### REQUIREMENTS
Repeat each line of the material below exactly as it appears, minus any pictures.

[START STORED DATA]

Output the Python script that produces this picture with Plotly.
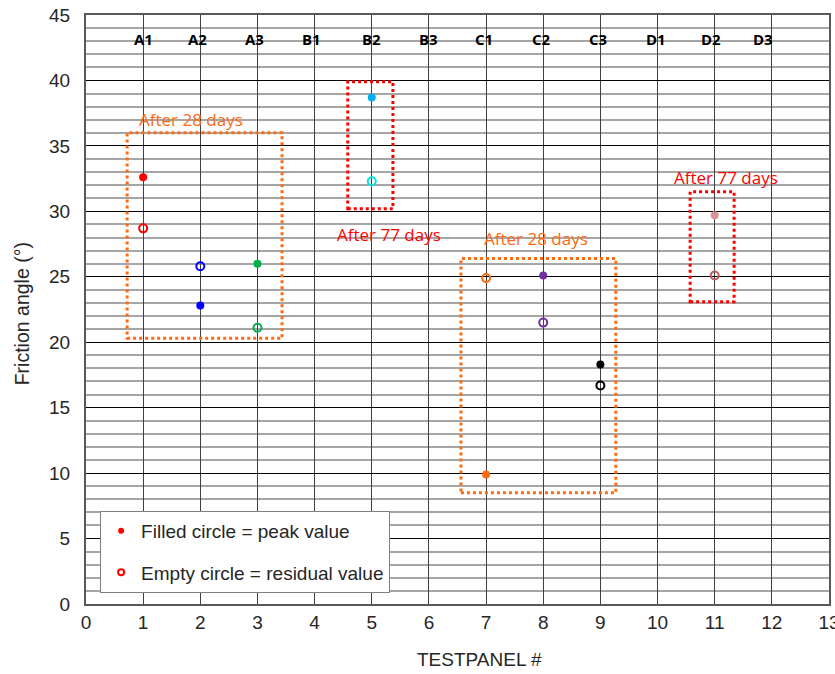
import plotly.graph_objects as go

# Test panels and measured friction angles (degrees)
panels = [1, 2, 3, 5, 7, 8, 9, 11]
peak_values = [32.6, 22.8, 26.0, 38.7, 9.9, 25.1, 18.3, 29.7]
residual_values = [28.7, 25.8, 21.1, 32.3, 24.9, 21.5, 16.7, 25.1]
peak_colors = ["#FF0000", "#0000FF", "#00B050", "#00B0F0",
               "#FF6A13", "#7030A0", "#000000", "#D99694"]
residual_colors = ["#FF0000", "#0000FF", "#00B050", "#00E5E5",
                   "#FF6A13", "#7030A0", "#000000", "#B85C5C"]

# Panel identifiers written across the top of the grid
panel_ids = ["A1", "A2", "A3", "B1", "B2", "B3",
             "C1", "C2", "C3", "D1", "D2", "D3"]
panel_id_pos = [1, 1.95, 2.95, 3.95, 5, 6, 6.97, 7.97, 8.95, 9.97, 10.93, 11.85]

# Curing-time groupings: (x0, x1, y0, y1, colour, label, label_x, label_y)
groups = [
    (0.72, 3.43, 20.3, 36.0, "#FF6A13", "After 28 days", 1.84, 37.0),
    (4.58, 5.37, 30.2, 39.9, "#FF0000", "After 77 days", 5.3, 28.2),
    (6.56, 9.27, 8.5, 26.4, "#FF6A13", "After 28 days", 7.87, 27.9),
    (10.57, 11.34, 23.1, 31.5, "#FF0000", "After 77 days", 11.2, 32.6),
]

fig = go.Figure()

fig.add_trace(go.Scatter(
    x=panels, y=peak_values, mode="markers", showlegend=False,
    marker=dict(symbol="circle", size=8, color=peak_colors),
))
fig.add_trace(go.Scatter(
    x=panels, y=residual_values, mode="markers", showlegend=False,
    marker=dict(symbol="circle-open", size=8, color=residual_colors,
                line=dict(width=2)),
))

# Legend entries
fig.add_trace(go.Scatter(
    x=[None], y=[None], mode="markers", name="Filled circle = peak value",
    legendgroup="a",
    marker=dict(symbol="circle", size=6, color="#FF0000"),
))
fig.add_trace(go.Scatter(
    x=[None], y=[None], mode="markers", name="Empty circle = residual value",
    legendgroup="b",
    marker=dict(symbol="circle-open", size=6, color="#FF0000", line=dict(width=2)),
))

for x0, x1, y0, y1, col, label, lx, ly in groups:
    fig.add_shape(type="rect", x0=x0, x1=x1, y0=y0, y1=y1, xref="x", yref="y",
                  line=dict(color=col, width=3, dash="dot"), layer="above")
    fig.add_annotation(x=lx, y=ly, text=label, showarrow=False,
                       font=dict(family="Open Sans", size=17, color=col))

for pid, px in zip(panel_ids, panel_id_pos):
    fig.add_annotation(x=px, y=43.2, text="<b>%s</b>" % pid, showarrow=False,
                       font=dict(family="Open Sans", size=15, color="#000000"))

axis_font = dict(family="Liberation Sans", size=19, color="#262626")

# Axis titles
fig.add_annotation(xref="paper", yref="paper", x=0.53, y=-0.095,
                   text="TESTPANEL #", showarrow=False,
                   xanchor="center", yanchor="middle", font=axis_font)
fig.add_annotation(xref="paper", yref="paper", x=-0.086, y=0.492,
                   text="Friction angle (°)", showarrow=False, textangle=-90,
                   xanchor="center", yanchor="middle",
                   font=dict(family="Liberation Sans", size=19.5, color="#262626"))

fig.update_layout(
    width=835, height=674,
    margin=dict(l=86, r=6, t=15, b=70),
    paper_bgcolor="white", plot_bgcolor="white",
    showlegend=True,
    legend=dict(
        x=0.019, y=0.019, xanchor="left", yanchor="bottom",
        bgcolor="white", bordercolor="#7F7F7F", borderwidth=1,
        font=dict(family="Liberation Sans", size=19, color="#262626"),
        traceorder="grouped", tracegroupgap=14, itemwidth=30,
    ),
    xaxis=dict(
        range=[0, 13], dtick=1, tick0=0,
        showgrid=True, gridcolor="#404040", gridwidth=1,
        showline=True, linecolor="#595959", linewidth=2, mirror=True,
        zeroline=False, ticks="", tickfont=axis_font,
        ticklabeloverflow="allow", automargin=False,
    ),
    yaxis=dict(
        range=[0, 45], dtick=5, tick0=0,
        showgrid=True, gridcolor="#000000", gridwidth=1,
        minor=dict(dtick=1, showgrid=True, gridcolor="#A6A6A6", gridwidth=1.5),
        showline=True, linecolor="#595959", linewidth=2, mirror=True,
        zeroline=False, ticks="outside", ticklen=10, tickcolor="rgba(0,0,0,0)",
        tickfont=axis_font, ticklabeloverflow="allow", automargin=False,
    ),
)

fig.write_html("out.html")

[END STORED DATA]

### RESULT OF THE EXERCISE
Output the Python script that produces this picture with Plotly.
import plotly.graph_objects as go

# Test panels and measured friction angles (degrees)
panels = [1, 2, 3, 5, 7, 8, 9, 11]
peak_values = [32.6, 22.8, 26.0, 38.7, 9.9, 25.1, 18.3, 29.7]
residual_values = [28.7, 25.8, 21.1, 32.3, 24.9, 21.5, 16.7, 25.1]
peak_colors = ["#FF0000", "#0000FF", "#00B050", "#00B0F0",
               "#FF6A13", "#7030A0", "#000000", "#D99694"]
residual_colors = ["#FF0000", "#0000FF", "#00B050", "#00E5E5",
                   "#FF6A13", "#7030A0", "#000000", "#B85C5C"]

# Panel identifiers written across the top of the grid
panel_ids = ["A1", "A2", "A3", "B1", "B2", "B3",
             "C1", "C2", "C3", "D1", "D2", "D3"]
panel_id_pos = [1, 1.95, 2.95, 3.95, 5, 6, 6.97, 7.97, 8.95, 9.97, 10.93, 11.85]

# Curing-time groupings: (x0, x1, y0, y1, colour, label, label_x, label_y)
groups = [
    (0.72, 3.43, 20.3, 36.0, "#FF6A13", "After 28 days", 1.84, 37.0),
    (4.58, 5.37, 30.2, 39.9, "#FF0000", "After 77 days", 5.3, 28.2),
    (6.56, 9.27, 8.5, 26.4, "#FF6A13", "After 28 days", 7.87, 27.9),
    (10.57, 11.34, 23.1, 31.5, "#FF0000", "After 77 days", 11.2, 32.6),
]

fig = go.Figure()

fig.add_trace(go.Scatter(
    x=panels, y=peak_values, mode="markers", showlegend=False,
    marker=dict(symbol="circle", size=8, color=peak_colors),
))
fig.add_trace(go.Scatter(
    x=panels, y=residual_values, mode="markers", showlegend=False,
    marker=dict(symbol="circle-open", size=8, color=residual_colors,
                line=dict(width=2)),
))

# Legend entries
fig.add_trace(go.Scatter(
    x=[None], y=[None], mode="markers", name="Filled circle = peak value",
    legendgroup="a",
    marker=dict(symbol="circle", size=6, color="#FF0000"),
))
fig.add_trace(go.Scatter(
    x=[None], y=[None], mode="markers", name="Empty circle = residual value",
    legendgroup="b",
    marker=dict(symbol="circle-open", size=6, color="#FF0000", line=dict(width=2)),
))

for x0, x1, y0, y1, col, label, lx, ly in groups:
    fig.add_shape(type="rect", x0=x0, x1=x1, y0=y0, y1=y1, xref="x", yref="y",
                  line=dict(color=col, width=3, dash="dot"), layer="above")
    fig.add_annotation(x=lx, y=ly, text=label, showarrow=False,
                       font=dict(family="Open Sans", size=17, color=col))

for pid, px in zip(panel_ids, panel_id_pos):
    fig.add_annotation(x=px, y=43.2, text="<b>%s</b>" % pid, showarrow=False,
                       font=dict(family="Open Sans", size=15, color="#000000"))

axis_font = dict(family="Liberation Sans", size=19, color="#262626")

# Axis titles
fig.add_annotation(xref="paper", yref="paper", x=0.53, y=-0.095,
                   text="TESTPANEL #", showarrow=False,
                   xanchor="center", yanchor="middle", font=axis_font)
fig.add_annotation(xref="paper", yref="paper", x=-0.086, y=0.492,
                   text="Friction angle (°)", showarrow=False, textangle=-90,
                   xanchor="center", yanchor="middle",
                   font=dict(family="Liberation Sans", size=19.5, color="#262626"))

fig.update_layout(
    width=835, height=674,
    margin=dict(l=86, r=6, t=15, b=70),
    paper_bgcolor="white", plot_bgcolor="white",
    showlegend=True,
    legend=dict(
        x=0.019, y=0.019, xanchor="left", yanchor="bottom",
        bgcolor="white", bordercolor="#7F7F7F", borderwidth=1,
        font=dict(family="Liberation Sans", size=19, color="#262626"),
        traceorder="grouped", tracegroupgap=14, itemwidth=30,
    ),
    xaxis=dict(
        range=[0, 13], dtick=1, tick0=0,
        showgrid=True, gridcolor="#404040", gridwidth=1,
        showline=True, linecolor="#595959", linewidth=2, mirror=True,
        zeroline=False, ticks="", tickfont=axis_font,
        ticklabeloverflow="allow", automargin=False,
    ),
    yaxis=dict(
        range=[0, 45], dtick=5, tick0=0,
        showgrid=True, gridcolor="#000000", gridwidth=1,
        minor=dict(dtick=1, showgrid=True, gridcolor="#A6A6A6", gridwidth=1.5),
        showline=True, linecolor="#595959", linewidth=2, mirror=True,
        zeroline=False, ticks="outside", ticklen=10, tickcolor="rgba(0,0,0,0)",
        tickfont=axis_font, ticklabeloverflow="allow", automargin=False,
    ),
)

fig.write_html("out.html")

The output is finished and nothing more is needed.